Every afternoon at four o’clock, Mister Rodriguez steps out of a narrow laneway and strolls through the street. The village children watch him go, ever more curious about the enigmatic old man with the bushy white mustache. Some say they’ve seen him float above the ground. Others say he played a piano without touching a single key. The truth, though, is more beautiful than any of the children could have imagined.
Loretta Garbutt uses subtlety and sensitivity to explore the five stages of grief (denial, anger, bargaining, depression, acceptance) in this moving picture book story of loss. It features a gender-neutral main character (no first name or pronouns are given) making the story universally relatable. This is a perfect choice for fostering discussions with children about their emotions, particularly the feeling of loss. It also offers a poignant representation of an intergenerational relationship between a grandfather and grandchild. Carmen Mok’s expressive and thoughtful illustrations employ a limited color palette to convey the character’s emotional trajectory. There are curriculum applications here in social-emotional development as well as character education lessons in caring and resilience.
One hot summer morning, only weeks after his father’s death, Davie steps out his front door into the familiar streets of the Tyneside town that has always been his home. But this seemingly ordinary day takes on an air of mystery and tragedy as the residents learn that a boy has been killed. Despite the threat of a murderer on the loose, Davie turns away from the gossip and sets off toward the sunlit hill above town, where the real and imaginary worlds begin to blur around him. As he winds his way up the hillside, Davie sees things that seem impossible but feel utterly right, that renew his wonder and instill him with hope. Full of the intense excitement of growing up, David Almond’s tale leaves both the reader and Davie astonished at the world and eager to explore it. Award-winning author David Almond pens the dreamlike tale of a boy rediscovering joy and beauty within and around him, even amid sorrow.
Ten-year-old Jette wrestles with the death of her younger brother, Emil, at age six, recalling special times they had together, his long-term illness, and his funeral, as well as her parents’ grief.
When Grandma dies, Grandpa is too sad to do anything. All day long, day after day, he sits by himself in his house. Then, one day, Grandpa wakes up and realizes he misses the soup his wife used to make for him. So he decides to try to make the soup himself. Though each batch he makes is bigger and better than the last, Granpda hardly gets a taste of it. Unexpected visitors, hungry for soup, keep arriving at his door. Soon, Grandpa discovers that sharing with his new friends is the best cure for his loneliness.
When her best friend, Ness, dies suddenly, Ember finds a way into the Afterworld, determined to bring Ness back.
Seventeen-year-old Bobby Seed, the devoted but exhausted primary caregiver for his terminally-ill mother and difficult younger brother, finds respite in a support group and good friends, but must face his mother’s impossible choice alone.

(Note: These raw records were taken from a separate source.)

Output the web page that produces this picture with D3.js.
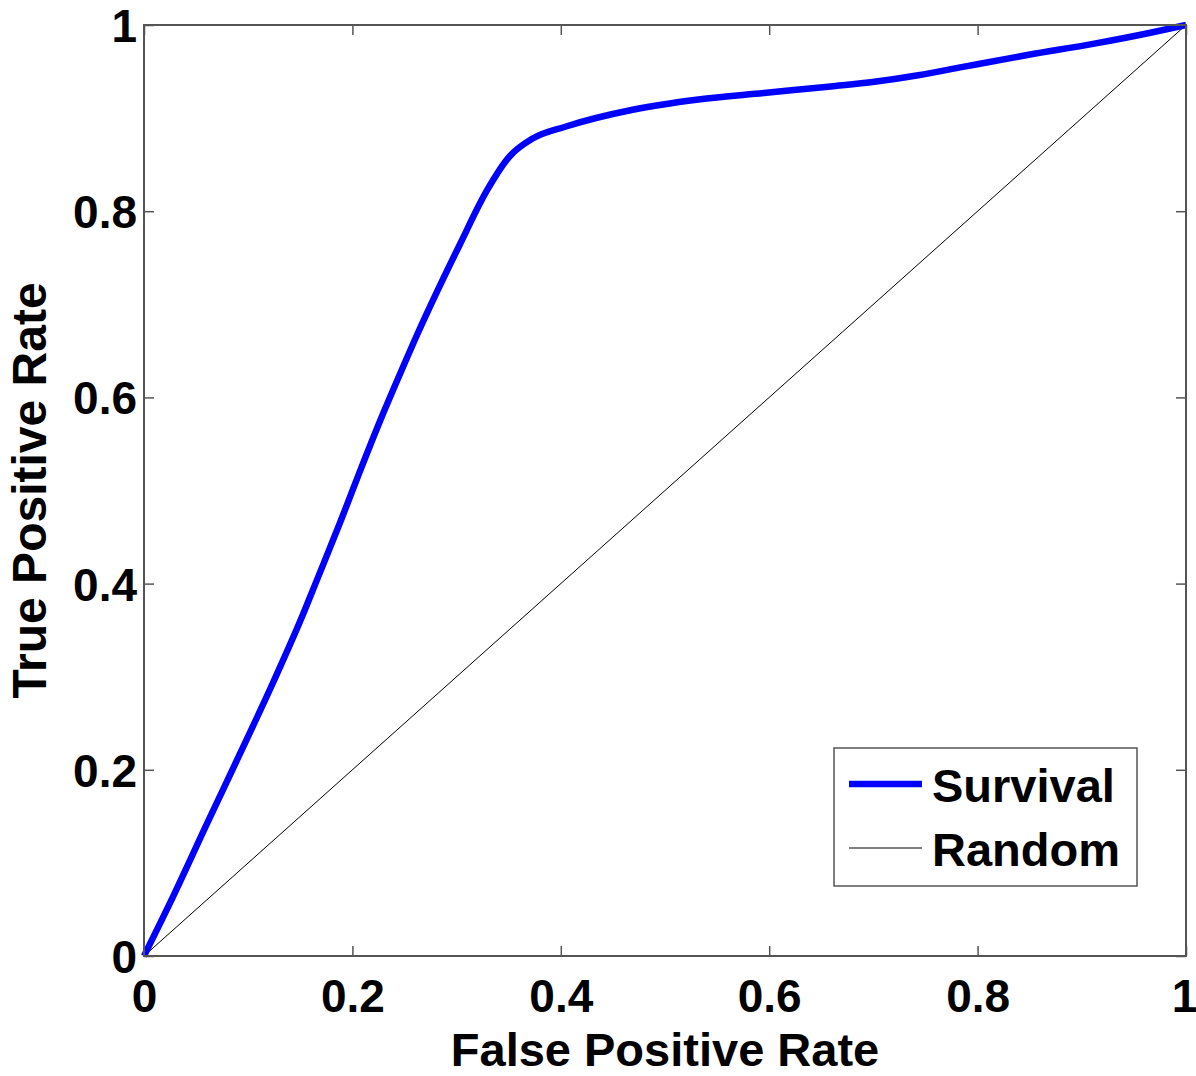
<!DOCTYPE html>
<html>
<head>
<meta charset="utf-8">
<script src="https://cdn.jsdelivr.net/npm/d3@7"></script>
<style>
  html, body { margin: 0; padding: 0; background: #fff; }
  svg { display: block; }
  text { font-family: "Liberation Sans", Arial, Helvetica, sans-serif; font-weight: bold; fill: #000; }
</style>
</head>
<body>
<svg id="chart" width="1196" height="1076"></svg>
<script>
// ---- Data ----
const survivalFPR = [0, 0.028, 0.060, 0.092, 0.124, 0.150, 0.166, 0.188, 0.207, 0.227, 0.246, 0.262, 0.281, 0.303, 0.329, 0.351, 0.373, 0.405, 0.469, 0.532, 0.595, 0.659, 0.701, 0.743, 0.786, 0.849, 0.912, 0.967, 1];
const survivalTPR = [0, 0.064, 0.141, 0.217, 0.294, 0.360, 0.404, 0.465, 0.520, 0.576, 0.626, 0.667, 0.713, 0.764, 0.822, 0.859, 0.878, 0.891, 0.909, 0.920, 0.927, 0.934, 0.939, 0.946, 0.955, 0.968, 0.980, 0.992, 1];
const randomFPR = [0, 1];
const randomTPR = [0, 1];
const tickValues = [0, 0.2, 0.4, 0.6, 0.8, 1];
const seriesNames = ["Survival", "Random"];
const xLabel = "False Positive Rate";
const yLabel = "True Positive Rate";

// ---- Layout ----
const L = 144, R = 1186, T = 25, B = 956;
const svg = d3.select("#chart");
const x = d3.scaleLinear().domain([0, 1]).range([L, R]);
const y = d3.scaleLinear().domain([0, 1]).range([B, T]);
const fmt = d3.format("~g");
const axisColor = "#555";

function styleAxis(g) {
  g.select(".domain").remove();
  g.selectAll(".tick line").attr("stroke", axisColor).attr("stroke-width", 1.5);
  g.selectAll(".tick text").style("font-size", "46px").style("font-family", '"Liberation Sans", Arial, sans-serif').style("font-weight", "bold").attr("fill", "#000");
}

svg.append("g").attr("transform", `translate(0,${B})`)
  .call(d3.axisBottom(x).tickValues(tickValues).tickFormat(fmt).tickSizeInner(-10).tickSizeOuter(0).tickPadding(23))
  .call(styleAxis)
  .call(g => g.selectAll(".tick text").filter(d => d === 1).attr("dx", "-2"));
svg.append("g").attr("transform", `translate(${L},0)`)
  .call(d3.axisLeft(y).tickValues(tickValues).tickFormat(fmt).tickSizeInner(-10).tickSizeOuter(0).tickPadding(7))
  .call(styleAxis)
  .call(g => g.selectAll(".tick text").attr("dy", "0.36em"));
svg.append("g").attr("transform", `translate(0,${T})`)
  .call(d3.axisTop(x).tickValues(tickValues).tickFormat("").tickSizeInner(-10).tickSizeOuter(0))
  .call(styleAxis);
svg.append("g").attr("transform", `translate(${R},0)`)
  .call(d3.axisRight(y).tickValues(tickValues).tickFormat("").tickSizeInner(-10).tickSizeOuter(0))
  .call(styleAxis);

// lines
const line = d3.line().x(d => x(d[0])).y(d => y(d[1])).curve(d3.curveMonotoneX);
const randomData = randomFPR.map((v, i) => [v, randomTPR[i]]);
const survivalData = survivalFPR.map((v, i) => [v, survivalTPR[i]]);

svg.append("path").datum(randomData).attr("d", d3.line().x(d => x(d[0])).y(d => y(d[1])))
  .attr("fill", "none").attr("stroke", "#000").attr("stroke-width", 1);
svg.append("path").datum(survivalData).attr("d", line)
  .attr("fill", "none").attr("stroke", "#0000ff").attr("stroke-width", 6.5)
  .attr("stroke-linejoin", "round");

// box
svg.append("rect").attr("x", L).attr("y", T).attr("width", R - L).attr("height", B - T)
  .attr("fill", "none").attr("stroke", axisColor).attr("stroke-width", 2);

// axis labels
svg.append("text").attr("x", (L + R) / 2).attr("y", 1066).attr("text-anchor", "middle")
  .style("font-size", "47px").text(xLabel);
svg.append("text").attr("transform", `translate(46,${(T + B) / 2}) rotate(-90)`).attr("text-anchor", "middle")
  .style("font-size", "48px").text(yLabel);

// legend
const lg = svg.append("g");
lg.append("rect").attr("x", 834).attr("y", 748).attr("width", 303).attr("height", 138)
  .attr("fill", "#fff").attr("stroke", axisColor).attr("stroke-width", 1.5);
const legendItems = [
  { name: seriesNames[0], color: "#0000ff", width: 6.5, yy: 784 },
  { name: seriesNames[1], color: "#000", width: 1, yy: 848 }
];
legendItems.forEach(it => {
  lg.append("line").attr("x1", 849).attr("x2", 922).attr("y1", it.yy).attr("y2", it.yy)
    .attr("stroke", it.color).attr("stroke-width", it.width);
  lg.append("text").attr("x", 932).attr("y", it.yy + 18).style("font-size", "47px").text(it.name);
});
</script>
</body>
</html>
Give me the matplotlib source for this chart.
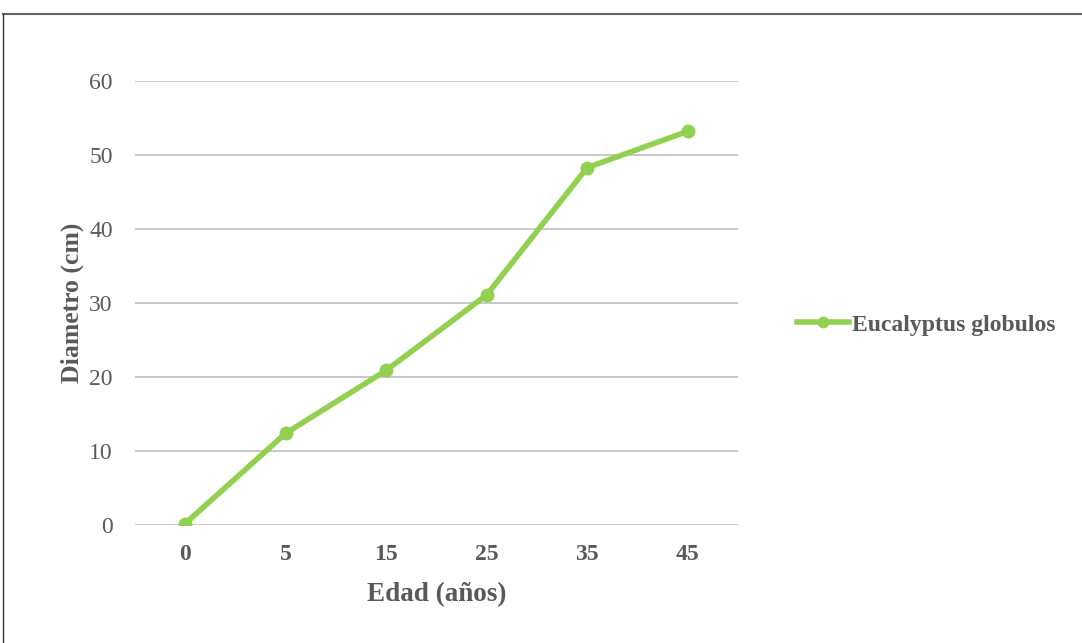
import matplotlib.pyplot as plt
from matplotlib.lines import Line2D

plt.rcParams['font.family'] = ['Liberation Serif', 'DejaVu Serif']

edad = ['0', '5', '15', '25', '35', '45']
diametro = [0.2, 12.4, 20.9, 31.1, 48.3, 53.2]
y_ticks = [0, 10, 20, 30, 40, 50, 60]

gris = '#595959'
verde = '#92D050'

fig = plt.figure(figsize=(10.82, 6.43), dpi=100)
ax = fig.add_axes([135 / 1082, 1 - 525 / 643, 603 / 1082, 444 / 643])

pos = list(range(len(edad)))
ax.plot(pos, diametro, color=verde, lw=4, marker='o', ms=9,
        solid_capstyle='round', label='Eucalyptus globulos', zorder=3)

ax.set_xlim(-0.5, len(edad) - 0.5)
ax.set_ylim(0, 60)
ax.set_yticks(y_ticks)
ax.set_xticks(pos)
ax.set_xticklabels(edad, fontweight='bold')
ax.tick_params(axis='both', length=0, labelsize=17, colors=gris)
ax.tick_params(axis='y', pad=16)
ax.tick_params(axis='x', pad=14)
ax.grid(axis='y', color='#BFBFBF', lw=1.2)
ax.set_axisbelow(True)
for s in ax.spines.values():
    s.set_visible(False)

ax.set_xlabel('Edad (años)', fontsize=19.5, fontweight='bold', color=gris, labelpad=12)
ax.set_ylabel('Diametro (cm)', fontsize=18.5, fontweight='bold', color=gris, labelpad=4)

leg = fig.legend(handles=[Line2D([0], [0], color=verde, lw=4, marker='o', ms=7.5)],
                 labels=['Eucalyptus globulos'], loc='center left',
                 bbox_to_anchor=(776 / 1082, 1 - 325 / 643), frameon=False,
                 handlelength=2.2, handletextpad=0.1,
                 prop={'size': 17, 'weight': 'bold'})
for t in leg.get_texts():
    t.set_color(gris)

# marco exterior
fig.add_artist(Line2D([3 / 1082, 1], [1 - 14 / 643] * 2, color='#666666', lw=1.5))
fig.add_artist(Line2D([3 / 1082] * 2, [0, 1 - 14 / 643], color='#333333', lw=1.0))

fig.savefig('out.png', dpi=100)
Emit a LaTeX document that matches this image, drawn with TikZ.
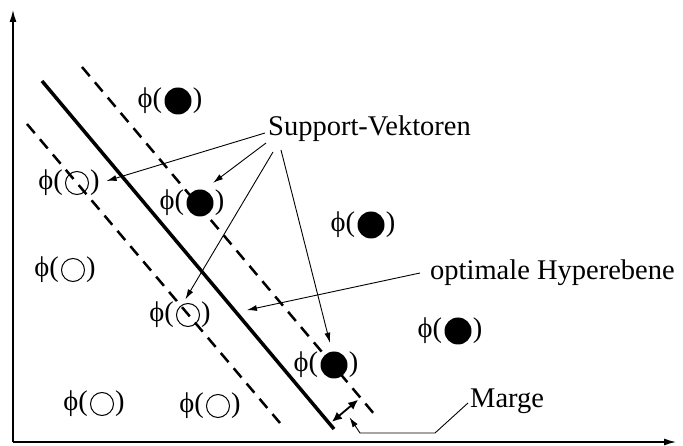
\documentclass[tikz,border=0pt]{standalone}
\usepackage{fontspec}
\setmainfont{Liberation Serif}
\usetikzlibrary{calc, arrows.meta, positioning}

\newcommand{\phipunkt}[3]{%
    \node[#2] (#1) at (#3) {};
    \node[left=2pt of #1, inner sep=0pt] (#1-l) {ϕ(};
    \node[right=1pt of #1, inner sep=0pt] (#1-r) {)};
}

\begin{document}
\begin{tikzpicture}[x=1pt, y=-1pt, font=\fontsize{28.5}{34}\selectfont,
    voll/.style={circle, fill, inner sep=0pt, minimum size=27pt},
    leer/.style={circle, draw, line width=1pt, inner sep=0pt, minimum size=23pt},
    pfeil/.style={-{Latex[length=10pt, width=6pt]}, line width=0.9pt},
    rand/.style={line width=2.5pt, dash pattern=on 12pt off 8pt}]
    \useasboundingbox (0,0) rectangle (683,446);
    \coordinate (O) at (13,442);
    \draw[line width=1.3pt, -{Latex[length=12pt, width=7pt]}] (O) -- (13,10);
    \draw[line width=1.3pt, -{Latex[length=12pt, width=7pt]}] (O) -- (676,442);
    \coordinate (ha) at (42,81);
    \coordinate (hb) at (334,429);
    \coordinate (da) at (82,67);
    \coordinate (db) at (375,415);
    \coordinate (la) at (27,124);
    \coordinate (lb) at (280,423);
    \draw[rand] (da) -- (db);
    \draw[rand] (la) -- (lb);
    \draw[line width=3.5pt] (ha) -- (hb);
    \phipunkt{b1}{voll}{178,101}
    \phipunkt{w1}{leer}{77,183}
    \phipunkt{b2}{voll}{200,203}
    \phipunkt{b3}{voll}{371,225}
    \phipunkt{w2}{leer}{73,270}
    \phipunkt{w3}{leer}{188,315}
    \phipunkt{b4}{voll}{458,331}
    \phipunkt{b5}{voll}{334,365}
    \phipunkt{w4}{leer}{102,404}
    \phipunkt{w5}{leer}{218,406}
    \node[anchor=west, inner sep=0pt] (sv) at (268,129) {Support-Vektoren};
    \node[anchor=west, inner sep=0pt] (hyp) at (430,273) {optimale Hyperebene};
    \node[anchor=west, inner sep=0pt] (marge) at (470,401) {Marge};
    \draw[pfeil, shorten >=7pt] ([shift={(-3,4)}]sv.west) -- (w1-r.east);
    \draw[pfeil, shorten >=11.7pt] ([shift={(-2,14)}]sv.west) -- (b2.74);
    \draw[pfeil, shorten >=6pt] ([shift={(5,23)}]sv.west) -- (w3.118);
    \draw[pfeil, shorten >=9pt] ([shift={(13,21)}]sv.west) -- (b5.98);
    \coordinate (hz) at ($(ha)!0.665!(hb)$);
    \draw[pfeil, shorten >=11pt] ([xshift=-10pt]hyp.west) -- (hz);
    \coordinate (ma) at ($(ha)!0.985!(hb)$);
    \coordinate (mb) at ($(da)!(ma)!(db)$);
    \draw[line width=1.8pt, {Latex[length=10pt, width=9pt]}-{Latex[length=10pt, width=9pt]}, shorten <=3pt, shorten >=3pt] (ma) -- (mb);
    \draw[pfeil, shorten >=8pt] ([shift={(-2,2)}]marge.west) -- ++(-33,30) -- ++(-75,0) -- ($(ma)!0.5!(mb)$);
\end{tikzpicture}
\end{document}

One Saturday morning, Daddy won’t get out of bed. He misses Paula’s mom. Paula misses her too, but she realizes that Mommy wouldn’t want them to be sad forever. Paula knows just what to do. Taking out paper and paints, Paula creates a world of rolling seas, blue skies, and―best of all―a boat that she and Dad can sail together. And when the wind blows up a storm, Paula knows just what she and Daddy can do about that too. In this sweet and poignant story about memory and overcoming grief, Sanne Dufft, the author/illustrator of The Night Lion shows how a child’s imagination can find a moment of joy and a safe place to land after a loved one is gone.
Sixteen-year-old Biz sees her father every day, though he died when she was seven. When he suddenly disappears, she tumbles into a disaster-land of grief and depression from which she must find her way back.